While the woman’s story emphasizes a long-time daily suffering, the child’s story emphasizes Jesus raising her up from near death. Jesus commands her, “Arise.” This is the same word that describes Jesus raising up Peter’s mother-in-law and his own rising from the dead. Together the stories of the two daughters echo in ordinary people’s lives Jesus’ suffering, death, and resurrection.

Both stories involve generations — the stories of Jairus and his blood daughter and Jesus and his faith daughter. By asking Jesus to help his daughter and trusting he can, Jairus changes his little girl’s future just as Jesus’ healing transforms the woman’s suffering and exclusion from the community. As a Christian, the little girl can grow up in a community that does not exclude her when she menstruates.

  • Who do you see suffering Jesus’ passion today?
  • What new life would you like to ask of Jesus for your children?
  • What future in the Christian community do you want for your daughters?
  • What do you make of Jesus’ willingness to heal and to touch and be touched?

The gospel writer tells the stories of the two daughters together as a story within a story. In both stories the people are desperate. Jairus and his wife fear for their daughter’s life. The woman with the hemorrhage despairs of ending the flow of blood. Both the desperate parents and the despairing woman respond to Jesus’ healing and life-giving power with amazement.

Amazement is the threshold where faith in Jesus begins. Repeatedly Mark’s gospel creates these threshold moments to call us hearers of the word to faith.

The story of the hemorrhaging woman interrupts and delays Jesus’ response to Jairus. She seeks Jesus out as a last desperate act. Imagine how she feels after 12 years of losing blood and energy. Doctors have failed her. She has spent her resources. Her condition has worsened. The woman takes matters into her own hands and from behind Jesus she touches his garment, a gesture significant and symbolic.

The people for whom Mark writes in AD 70 will meet Jesus in story and sacrament, at a distance, rather than face to face like the eyewitnesses.

The woman moves from desperation to fear and trembling, to testifying to the whole truth of what has happened to her. She proclaims the good news of her healing publicly in the midst of the crowd. Her faith heals her. Jesus addresses her as daughter. She belongs to his family of faith. She is one of only four people in Mark’s gospel who tell who Jesus is.

  • What is a visible sacrament of your faith as touching Jesus’ garment was for the hemorrhaging woman?
  • What witness do you give to Jesus’ importance in your life?

Messengers interrupt Jesus’ last words to the woman healed of hemorrhage with news that Jairus’s daughter had grown worse and died. The parents’ worst fears have come true. Jesus invites Jairus to move from fear to faith.
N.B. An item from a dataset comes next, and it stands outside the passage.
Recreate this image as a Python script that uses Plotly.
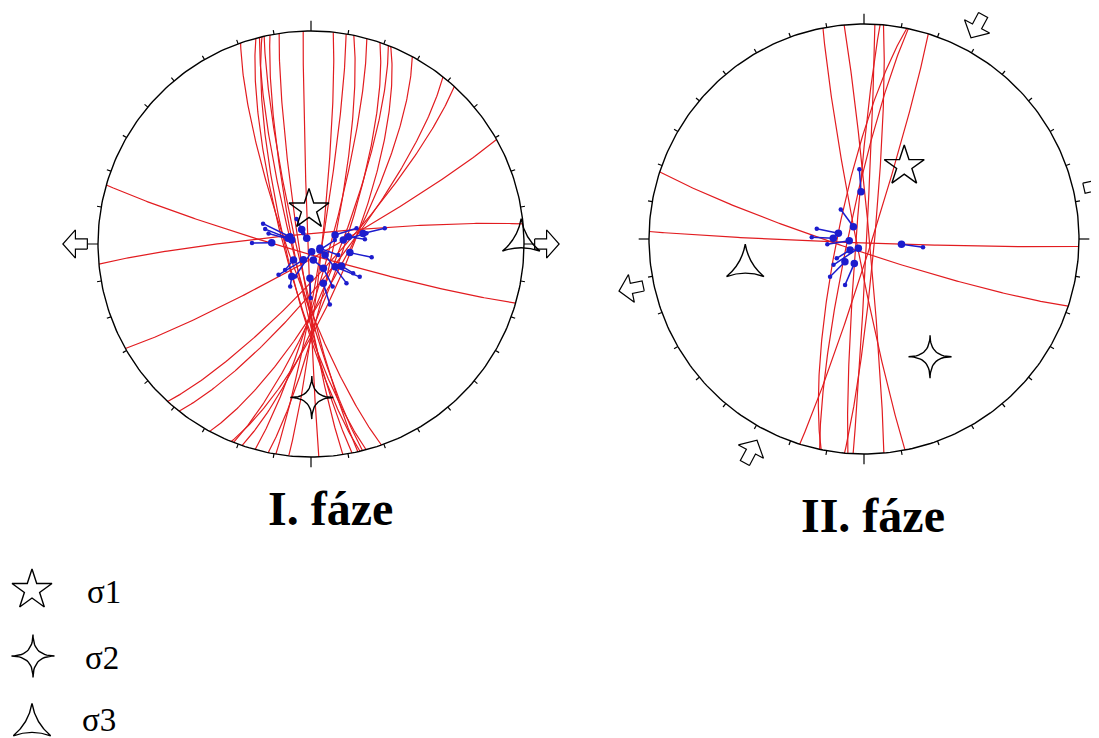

He heals the girl in the privacy of Jairus’s home with her parents, Peter, James, and John with him. All these witnesses move from fear to overwhelming amazement. Mark suspends them at this threshold of faith and they follow Jesus’ orders to tell no one.

The woman’s healing is key in this story within a story. The woman who no longer has a flow of blood not only experiences awe and amazement but models the response Mark wants. In her witness Mark points to the power of people’s faith in Jesus, even at a distance in time. She is an anonymous one of us who models the full step into faith and witness in the community. She is an ordinary person who speaks her faith and builds up the community in her generation. Her witness is the model Mark wants each hearer to follow.

  • How has the faith testimony of others nourished your faith or the faith of your parish?
  • What comments do you hear from others about the witness you give to your faith in Jesus?